Dernière activité : l'événementiel, avec une programmation l'été de visites des jardins, de la chapelle, un marché de créateurs… Plusieurs milliers de visiteurs sont accueillis chaque année sur place. "On sait que ce projet est un fil à la patte, mais c'est inférieur au bonheur de rénover cette bâtisse de 800 ans et d'accueillir des visiteurs heureux." Même si la vie de famille doit s'adapter, avec un gîte à moins de 10 mètres de la maison. Cette maison du XIIIe où ils vivent est d'ailleurs ce qu'ils restaureront en dernier, même s'il y fait 14 degrés l'hiver. "On investit d'abord dans les travaux qui vont aussi rapporter de l'argent", détaille Erwan de Saint-Seine. Certains de ces travaux, avec la restauration de la chapelle, ne sont d'ailleurs pas encore chiffrés, pour éviter les vertiges. "Si on avait tout fait chiffrer au début, on n'achetait jamais", lâche-t-il dans un sourire. Aucun regret pour le couple sur ce projet d'une vie, malgré les sacrifices. "C'est 100 % de notre temps libre, 100 % de nos ressources, 100 % de notre charge mentale, mais on espère ensuite transmettre ce patrimoine à nos enfants", conclut le passionné.

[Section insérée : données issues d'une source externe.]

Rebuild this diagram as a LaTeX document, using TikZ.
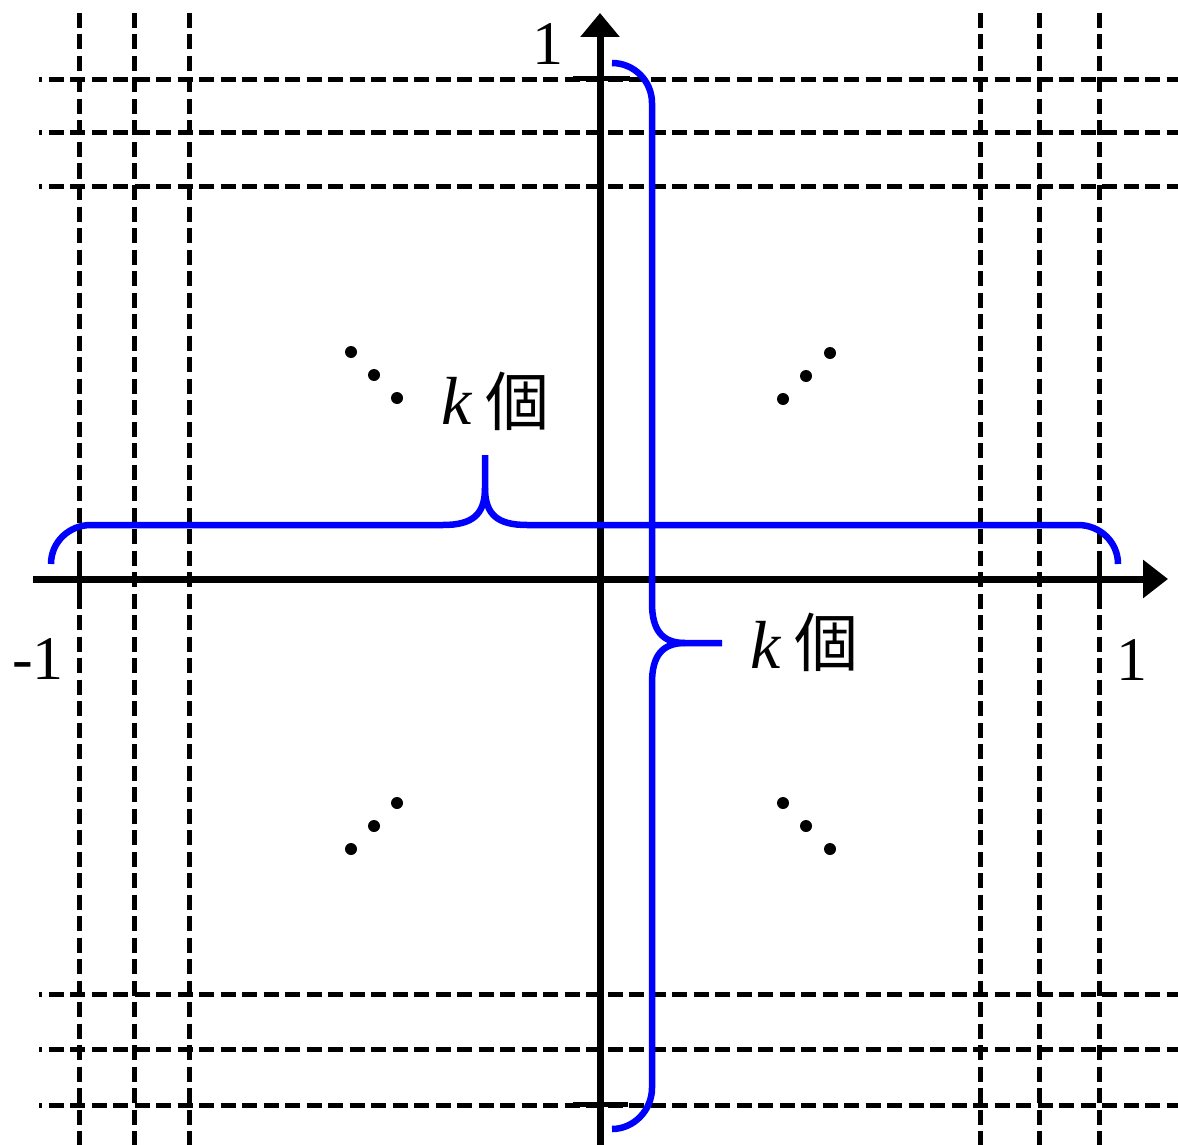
\documentclass[tikz,border=0pt]{standalone}
\usepackage{fontspec}
\setmainfont{Liberation Serif}
\newfontfamily\cjk{Noto Sans CJK JP}
\usetikzlibrary{arrows.meta}
\begin{document}
\begin{tikzpicture}[x=1pt,y=-1pt,
  grid/.style={line width=5pt,dash pattern=on 15pt off 6.5pt},
  axis/.style={line width=7pt},
  tick/.style={line width=5pt},
  brace/.style={line width=6.5pt,draw={rgb,255:red,0;green,0;blue,255},line cap=butt},
  lbl/.style={inner sep=0pt,font=\fontsize{62}{62}\selectfont},
  kl/.style={inner sep=0pt,font=\fontsize{68}{68}\selectfont\itshape},
  ko/.style={inner sep=0pt,font=\fontsize{64}{64}\selectfont\cjk},
  dot/.style={circle,fill=black,inner sep=0pt,minimum size=12pt}]
\useasboundingbox (0,0) rectangle (1178,1145);
% dashed grid
\foreach \x in {79,134,189,980,1039,1099}
  \draw[grid] (\x,13) -- (\x,1145);
\foreach \y in {80,133,186,994,1049,1105}
  \draw[grid,dash phase=12pt] (39,\y) -- (1178,\y);
% axes
\coordinate (xs) at (33,579);
\coordinate (xe) at (1168,579);
\coordinate (ys) at (600,1145);
\coordinate (ye) at (600,13);
\draw[axis,-{Triangle[length=25pt,width=37pt]}] (xs) -- (xe);
\draw[axis,-{Triangle[length=24pt,width=38pt]}] (ys) -- (ye);
% ticks
\draw[tick] (573,79) -- (630,79);
\draw[tick] (573,1104) -- (628,1104);
\draw[tick] (79,552) -- (79,607);
\draw[tick] (1099,552) -- (1099,607);
% tick labels
\node[lbl] (ly1) at (548,44) {1};
\node[lbl] (lxm) at (38,659) {-1};
\node[lbl] (lx1) at (1132,660) {1};
% dots
\foreach \n/\a/\b in {a1/351/352,a2/374/375,a3/397/398,
                       b1/830/353,b2/806/376,b3/783/399,
                       c1/351/849,c2/374/826,c3/397/803,
                       d1/783/803,d2/806/826,d3/830/849}
  \node[dot] (\n) at (\a,\b) {};
% horizontal brace
\draw[brace] (51,564) .. controls (51,542) and (69,525) .. (91,525)
  -- (443,525) .. controls (472,525) and (485,515) .. (485,488) -- (485,455);
\draw[brace] (485,488) .. controls (485,515) and (498,525) .. (527,525)
  -- (1078,525) .. controls (1100,525) and (1118,542) .. (1118,564);
% vertical brace
\draw[brace] (612,63) .. controls (634,63) and (652,81) .. (652,103)
  -- (652,603) .. controls (652,630) and (662,643) .. (685,643) -- (722,643);
\draw[brace] (685,643) .. controls (662,643) and (652,656) .. (652,683)
  -- (652,1088) .. controls (652,1110) and (634,1129) .. (612,1129);
% labels
\node[kl] (k1) at (457,401) {k};
\node[ko] (o1) at (517,401) {個};
\node[kl] (k2) at (766,645) {k};
\node[ko] (o2) at (826,642) {個};
\end{tikzpicture}
\end{document}
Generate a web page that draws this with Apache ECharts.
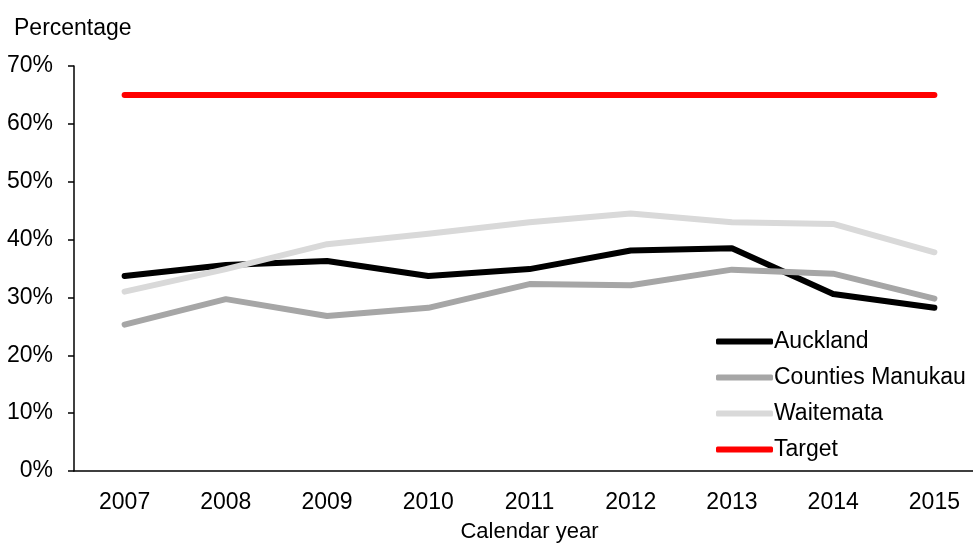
<!DOCTYPE html>
<html>
<head>
<meta charset="utf-8">
<script src="https://cdn.jsdelivr.net/npm/echarts@6/dist/echarts.min.js"></script>
<style>
  html, body { margin: 0; padding: 0; background: #fff; }
  #chart { width: 973px; height: 546px; }
</style>
</head>
<body>
<div id="chart"></div>
<script>
// Calendar years on the x axis
const years = ['2007', '2008', '2009', '2010', '2011', '2012', '2013', '2014', '2015'];

// Percentages per district
const auckland = [33.7, 35.6, 36.3, 33.7, 34.9, 38.1, 38.5, 30.6, 28.2];
const countiesManukau = [25.3, 29.7, 26.8, 28.2, 32.3, 32.1, 34.8, 34.1, 29.8];
const waitemata = [31.0, 34.9, 39.2, 41.0, 43.0, 44.5, 43.0, 42.7, 37.8];
const target = [65, 65, 65, 65, 65, 65, 65, 65, 65];

// Y axis ticks
const yMin = 0, yMax = 70, yStep = 10;

const font = 'Liberation Sans, Arial, sans-serif';
const fs = 23;

const chart = echarts.init(document.getElementById('chart'), null, { renderer: 'canvas' });

function lineSeries(name, data, color) {
  return {
    name: name,
    type: 'line',
    data: data,
    symbol: 'none',
    smooth: false,
    lineStyle: { color: color, width: 6, cap: 'round', join: 'round' },
    itemStyle: { color: color },
    emphasis: { disabled: true },
    animation: false
  };
}

chart.setOption({
  animation: false,
  backgroundColor: '#ffffff',
  title: {
    text: 'Percentage',
    left: 9,
    top: 12,
    textStyle: { fontFamily: font, fontSize: fs, fontWeight: 'normal', color: '#000' }
  },
  // the plot runs a little past the right edge of the canvas
  grid: { left: 74, width: 911, top: 66, bottom: 75, outerBoundsMode: 'none', containLabel: false },
  legend: {
    orient: 'vertical',
    left: 716,
    top: 330,
    padding: 0,
    itemWidth: 57,
    itemHeight: 6,
    itemGap: 13,
    icon: 'roundRect',
    textStyle: { fontFamily: font, fontSize: fs, color: '#000', lineHeight: 22, padding: [0, 0, 0, -4] },
    data: ['Auckland', 'Counties Manukau', 'Waitemata', 'Target']
  },
  xAxis: {
    type: 'category',
    data: years,
    boundaryGap: true,
    name: 'Calendar year',
    nameLocation: 'middle',
    nameGap: 50,
    nameTextStyle: { fontFamily: font, fontSize: fs - 1, color: '#000' },
    axisLine: { lineStyle: { color: '#000', width: 1.5 } },
    axisTick: { show: false },
    axisLabel: { fontFamily: font, fontSize: fs, color: '#000', margin: 20 },
    splitLine: { show: false }
  },
  yAxis: {
    type: 'value',
    min: yMin,
    max: yMax,
    interval: yStep,
    axisLine: { show: true, lineStyle: { color: '#000', width: 1.5 } },
    axisTick: { show: true, inside: false, length: 6, lineStyle: { color: '#000', width: 1.5 } },
    axisLabel: { fontFamily: font, fontSize: fs, color: '#000', margin: 21, formatter: '{value}%' },
    splitLine: { show: false }
  },
  series: [
    lineSeries('Auckland', auckland, '#000000'),
    lineSeries('Counties Manukau', countiesManukau, '#a6a6a6'),
    lineSeries('Waitemata', waitemata, '#d9d9d9'),
    lineSeries('Target', target, '#ff0000')
  ]
});
</script>
</body>
</html>
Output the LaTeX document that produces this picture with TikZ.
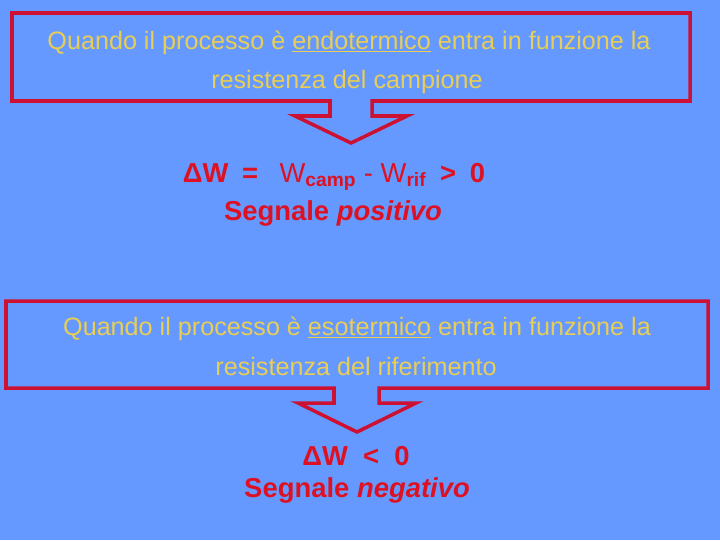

La Mission patrimoine au secours des propriétaires
Au château du Taillis comme au manoir de l'Aumônerie, la Mission patrimoine, portée par Stéphane Bern, a permis de financer des projets que les propriétaires auraient été contraints de laisser de côté.
Les travaux sur des bâtiments inscrits ou classés aux monuments historiques impliquent des contraintes pour les propriétaires. Cela les oblige à respecter les lieux, à faire appel à un architecte du patrimoine, à des artisans avec des compétences spécifiques. Mise en place lors du quinquennat d'Emmanuel Macron, la Mission patrimoine, confiée à Stéphane Bern et déployée par la Fondation du patrimoine et le ministère de la Culture, permet aussi des financements non négligeables sur des projets spécifiques.
Une rencontre à l'Élysée
Au château du Taillis, c'est ce qui a permis de refaire une magnifique serre, bâtiment de jardin rarissime à notre époque. "Pour la serre, on avait capitulé, admet Nicolas Navarro, propriétaire du château. Il fallait 100 000 euros." Il participe finalement à la sélection et le bâtiment a tapé dans l'œil de Stéphane Bern. Nicolas Navarro a même été reçu à l'Élysée, avec d'autres lauréats, par le président de la République. "Je ne me sentais pas à ma place", sourit aujourd'hui le propriétaire. 60 000 euros ont ainsi été donnés par la Mission du patrimoine et 20 000 par des mécènes. De 100 000 euros, il ne lui restait plus que 20 000 euros à investir sur ses fonds propres. De la même manière, la Mission du patrimoine a été séduite par le pressoir du Manoir de l'Aumônerie, à Saint-Martin-de-Boscherville, et a investi 187 000 euros dans les travaux, soit environ un tiers de la somme totale.